To be sure, as the book illustrates, there is much that has been lost in our world through the move toward postmodernism — simply because of the loss of the idea of objective truth in our day. Postmodernism has opened the way to various speculations about the nature of reality chiefly landing on the side of subjectivism — that everyone has their own idea of what constitutes truth and reality. This has made it difficult for Christians to present good reasons for faith, as in the modern era. In this context the Christian faith is just one more amidst the cacophony of voices about that which is true. People are inclined to listen to those who really demonstrate that they care, rather than to those who profess to know what is true. Postmodernism has changed the way Christians think and relate to the world. It’s good that Christians are challenged to be more caring, but it’s not good that they tend to be less concerned about the accurate understanding of Scripture and its applications to daily life.

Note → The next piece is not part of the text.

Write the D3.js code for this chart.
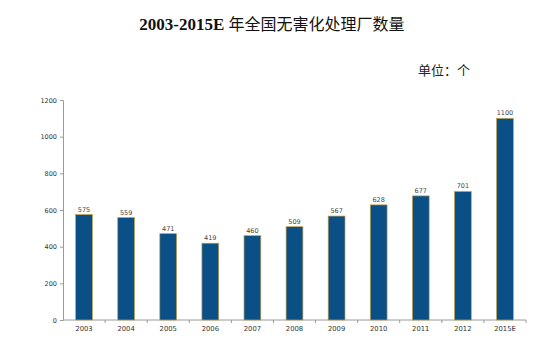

Many who have read the book report on new insight and understanding about why western culture has become increasingly secular in these times. They also have spoken of its value in helping Christians understand how they can be more fruitful and effective in living out and sharing the good news of Christian faith. With these testimonies in mind, I am confident that the book is able to make a valuable contribution to the education of young and old and a more vibrant faith . I am hopeful that the book will gain a hearing among Christians both in the church and among those who are studying how to be better ministers of the gospel in these times. Hopefully pastors, small group leaders, and Bible College professors will benefit a lot from the insights that have been explained in this project.